Rijkaard ile beraber Servet, bizim bildiğimiz Servet'ten uzaklaşıp, daha önce gördüğümüz Servet'e tekrar dönmeye başladı. Çünkü Rijkaard, takımdaki 11 ismin 11'inin de savunma yapmasını ve 11 ismin de gol atmasını isteyen bir sistem getirince, Servet bu sistem gereği bir çok maçta kendisini 50m'ye attı ve 50m'den geriye koşarken buldu. Kendi yerinde olduğunda da oynaması gereken hiç bir pası atamadı. İsabetsiz paslar atmaya inatla ama inatla devam etti. Lucas Neill geldikten sonra bunu 1-2 denemesinden sonra yedeğe çekildi. Yerine Hakan Balta, Emre Güngör, Emre Aşık, Mehmet Topal denendi durdu. Nedeni aslında "tek"ti. Geriden oyun kurmak gerektiğinde Lucas Neill birinci opsiyon, partneri yedek opsiyon idi. Bu opsiyonlar işe yaradı mı derseniz, oyun üzerinde evet, yaradı. Bu isimler topu Lucas'a verdiler. Lucas'a veremediklerinde de düzgün kullandılar. Emre Güngör'ün yakan istisnası dışında. Servet ise bu süre zarfında oyununu geliştirmek yerine cümlelerini geliştirdi. Rijkaard ile ilgili cümleler kurdu. Yazmaya gerek yok.

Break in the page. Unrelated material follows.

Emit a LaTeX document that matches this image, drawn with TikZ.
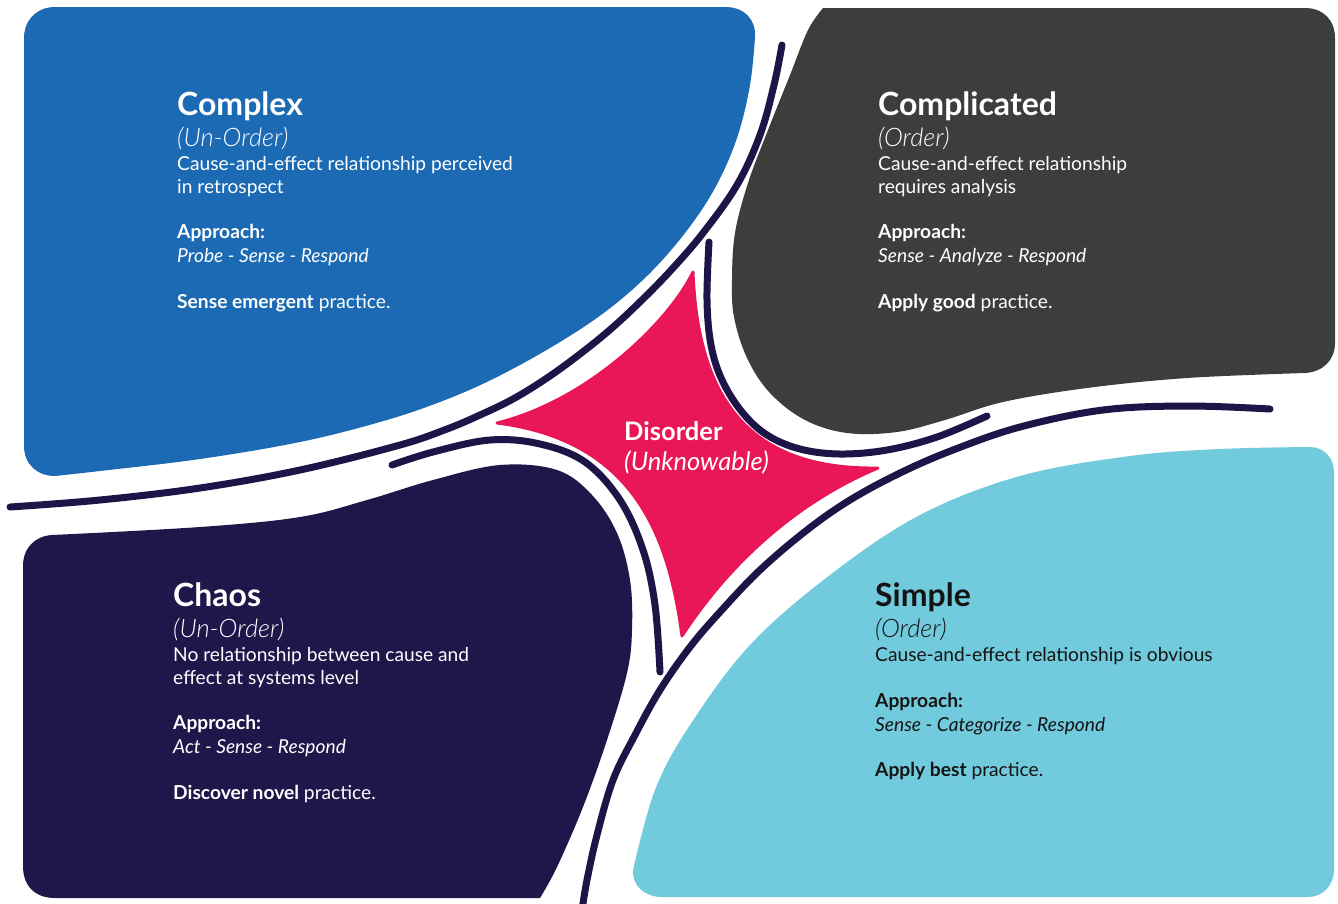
\documentclass[tikz,border=0pt]{standalone}
\usepackage{fontspec}
\setmainfont{Lato}
\newfontfamily\latolight{Lato}[UprightFont=* Light, ItalicFont=* Light Italic]
\definecolor{cBlue}{HTML}{1B6AB3}
\definecolor{cGray}{HTML}{3C3D3C}
\definecolor{cNavy}{HTML}{1E1749}
\definecolor{cPink}{HTML}{EA1758}
\definecolor{cSky}{HTML}{71CBDD}
\definecolor{cLine}{HTML}{1D1548}
\definecolor{cInk}{HTML}{141414}
\tikzset{
  sepline/.style={draw=cLine, line width=7pt, line cap=round, line join=round},
  ttl/.style={anchor=base west, inner sep=0pt, font=\fontsize{32}{32}\selectfont\bfseries},
  sub/.style={anchor=base west, inner sep=0pt, font=\latolight\fontsize{25.5}{25.5}\selectfont\itshape},
  body/.style={anchor=base west, inner sep=0pt, font=\fontsize{19.2}{24}\selectfont},
  appr/.style={anchor=base west, inner sep=0pt, font=\fontsize{19.2}{24}\selectfont\bfseries},
  meth/.style={anchor=base west, inner sep=0pt, font=\fontsize{19.2}{24}\selectfont\itshape},
  centre/.style={anchor=base west, inner sep=0pt, white, font=\fontsize{25.5}{25.5}\selectfont},
}
\begin{document}
\begin{tikzpicture}[x=1pt, y=-1pt]
\useasboundingbox (0,0) rectangle (1338,903);
\clip (0,0) rectangle (1338,903);
\fill[white] (0,0) rectangle (1338,903);

% Complex domain (top left)
\fill[cBlue] (24,446) -- (24,38) .. controls (24,20) and (37,7) .. (55,7) -- (725,7)
  .. controls (745,7) and (756,20) .. (755,37)
  -- plot[smooth, tension=0.6] coordinates {(755,37) (750,85) (737,138) (715,188) (685,233) (648,275) (605,312) (555,345) (495,378) (440,402) (380,422) (300,442) (200,459) (100,471) (55,476)}
  .. controls (37,476) and (24,464) .. (24,446) -- cycle;

% Complicated domain (top right)
\fill[cGray] (823,8) -- (1305,8) .. controls (1323,8) and (1335,20) .. (1335,38) -- (1335,343)
  .. controls (1335,360) and (1323,372) .. (1305,373)
  -- plot[smooth, tension=0.6] coordinates {(1305,373) (1187,378) (1087,388) (1003,402) (945,420) (897,432) (847,433) (805,420) (770,393) (747,358) (734,317) (732,280) (735,233) (748,183) (768,130) (790,75) (808,30) (823,8)} -- cycle;

% Simple domain (bottom right)
\fill[cSky] (1310,447) .. controls (1324,447) and (1334,458) .. (1334,472) -- (1334,870)
  .. controls (1334,885) and (1323,897) .. (1308,897) -- (662,897)
  .. controls (645,897) and (632,886) .. (633,870)
  -- plot[smooth, tension=0.6] coordinates {(633,870) (655,790) (690,725) (750,645) (830,575) (920,515) (1020,476) (1130,456) (1220,449) (1310,447)} -- cycle;

% Chaos domain (bottom left)
\fill[cNavy] (23,566) .. controls (23,548) and (35,536) .. (52,535)
  -- plot[smooth, tension=0.6] coordinates {(52,535) (200,527) (300,517) (367,500) (433,480) (500,465) (557,470) (592,495) (617,533) (630,580) (632,630) (627,673) (607,740) (583,807) (557,867) (540,898)}
  -- (55,898) .. controls (35,898) and (23,886) .. (23,866) -- cycle;

% Disorder star in the centre
\filldraw[fill=cPink, draw=cPink, line width=3pt, line join=round]
  (497,423) .. controls (590,400) and (670,320) .. (693,272)
  .. controls (698,400) and (750,470) .. (878,468)
  .. controls (790,505) and (725,570) .. (682,636)
  .. controls (668,530) and (630,440) .. (497,423) -- cycle;

% Boundary lines between the domains
\draw[sepline] plot[smooth, tension=0.6] coordinates {(782,45) (774,85) (760,135) (737,185) (703,233) (673,268) (644,298) (612,328) (580,354) (547,378) (513,399) (480,415) (447,429) (400,445) (300,470) (200,488) (100,500) (10,507)};
\draw[sepline] plot[smooth, tension=0.6] coordinates {(392,465) (433,452) (490,440) (540,444) (585,462) (620,500) (643,550) (655,605) (660,672)};
\draw[sepline] plot[smooth, tension=0.6] coordinates {(709,242) (707,300) (711,345) (722,380) (742,412) (767,435) (800,449) (840,454) (887,450) (937,437) (987,416)};
\draw[sepline] plot[smooth, tension=0.6] coordinates {(1270,409) (1187,406) (1103,410) (1020,427) (953,450) (900,473) (850,500) (807,530) (760,570) (720,612) (690,647) (660,690) (635,735) (613,780) (597,835) (587,880) (582,910)};

% Complex
\begin{scope}[white]
\node[ttl] (cxT) at (177,115) {Complex};
\node[sub] (cxS) at (177,146) {(Un-Order)};
\node[body] (cxD1) at (177,170) {Cause-and-effect relationship perceived};
\node[body] (cxD2) at (177,193) {in retrospect};
\node[appr] (cxA) at (177,238) {Approach:};
\node[meth] (cxM) at (177,262) {Probe - Sense - Respond};
\node[body] (cxP) at (177,308) {\textbf{Sense emergent} practice.};
\end{scope}

% Complicated
\begin{scope}[white]
\node[ttl] (coT) at (878,115) {Complicated};
\node[sub] (coS) at (878,146) {(Order)};
\node[body] (coD1) at (878,170) {Cause-and-effect relationship};
\node[body] (coD2) at (878,193) {requires analysis};
\node[appr] (coA) at (878,238) {Approach:};
\node[meth] (coM) at (878,262) {Sense - Analyze - Respond};
\node[body] (coP) at (878,308) {\textbf{Apply good} practice.};
\end{scope}

% Chaos
\begin{scope}[white]
\node[ttl] (chT) at (173,606) {Chaos};
\node[sub] (chS) at (173,637) {(Un-Order)};
\node[body] (chD1) at (173,661) {No relationship between cause and};
\node[body] (chD2) at (173,684) {effect at systems level};
\node[appr] (chA) at (173,729) {Approach:};
\node[meth] (chM) at (173,753) {Act - Sense - Respond};
\node[body] (chP) at (173,799) {\textbf{Discover novel} practice.};
\end{scope}

% Simple
\begin{scope}[cInk]
\node[ttl] (siT) at (875,606) {Simple};
\node[sub] (siS) at (875,637) {(Order)};
\node[body] (siD1) at (875,661) {Cause-and-effect relationship is obvious};
\node[appr] (siA) at (875,707) {Approach:};
\node[meth] (siM) at (875,731) {Sense - Categorize - Respond};
\node[body] (siP) at (875,776) {\textbf{Apply best} practice.};
\end{scope}

% Disorder
\node[centre, font=\fontsize{25.5}{25.5}\selectfont\bfseries] (doT) at (624,440) {Disorder};
\node[centre, font=\fontsize{25.5}{25.5}\selectfont\itshape] (doS) at (624,470) {(Unknowable)};
\end{tikzpicture}
\end{document}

Zaten, Rijkaard'ın sol stopere sol ayaklı bir isim yerleştirme isteği onun bu oyun yapısı ile birleşince suyu iyice ısındı. Büyük Usta Van Gaal, Bayern Münih'in sol stoperinde sol ayaklı bir isim olsun diye tek hamlede Demichelis'i kesip atarak yerine Badstuber'i koydu bu sene. Belki de sadece bu sebeptendir ligde bu halde olmaları. Dikkat ettiniz mi bilmem. Son maça kadar Galatasaray tandeminde sol stopere Lucas Neill, sağ stopere Servet Çetin geçmişti. Ama Servet oyununda ilk paslarını Lucas'a verme konusunda bir gelişme de göstermişti.

Servet'e 28-29'undan sonra kaşığı sol eliyle tutması için uğraşması söylendiğinde, o ne kadar güzel yemek yaptığından dem vurup, sol eliyle kuzu tandır yapma çabalarında hep başarısız oldu. Basiti yapması istendiğinde, basit işlerin adamı olmayı reddedip hatta bunu hakaret sayıp zorlara girişti. Sonuç olarak da antremanda "yedek takımda oynadı" diye kadro dışı kaldı.

Servet, doğru sistemin içerisinde gerçekten bir servet. Bugün Bursaspor'a gitsin, Bursa'nın 2 sene üst üste şampiyonluğunu ciddi ciddi tartışabiliriz. Ama yarın Beşiktaş'a gitse, Fenerbahçe'ye dönse, yine durumu Galatasaray forması altındaki gibi olacaktır. Biraz basit düşünmesi gerek. Stoperlik yeteneği muhteşem. Ona tek kelime etmem. Ama futbolu basit oynama yeteneği aynı derecede kötü. Basit oynamayı reddediyor. Basit oynamayı bir şey oynamama sayıyor.
Martin Demichelis'ler kesiliyor, Servet'ler mi kesilmeyecek...

1 yorum:

Burak Eren dedi ki...

Rijkaard'ı Servet'i takımdan kesti diye sabaha kadar eleştirebilirim. Bu çok yanlış bir karar, özellikle de Servet kusursuz oynamaya başlamışken. Ama hep diyorum, kimse takımdan büyük değil. Bu tip raconlara izin vermemek lazım. Doğru bir karar alınmış.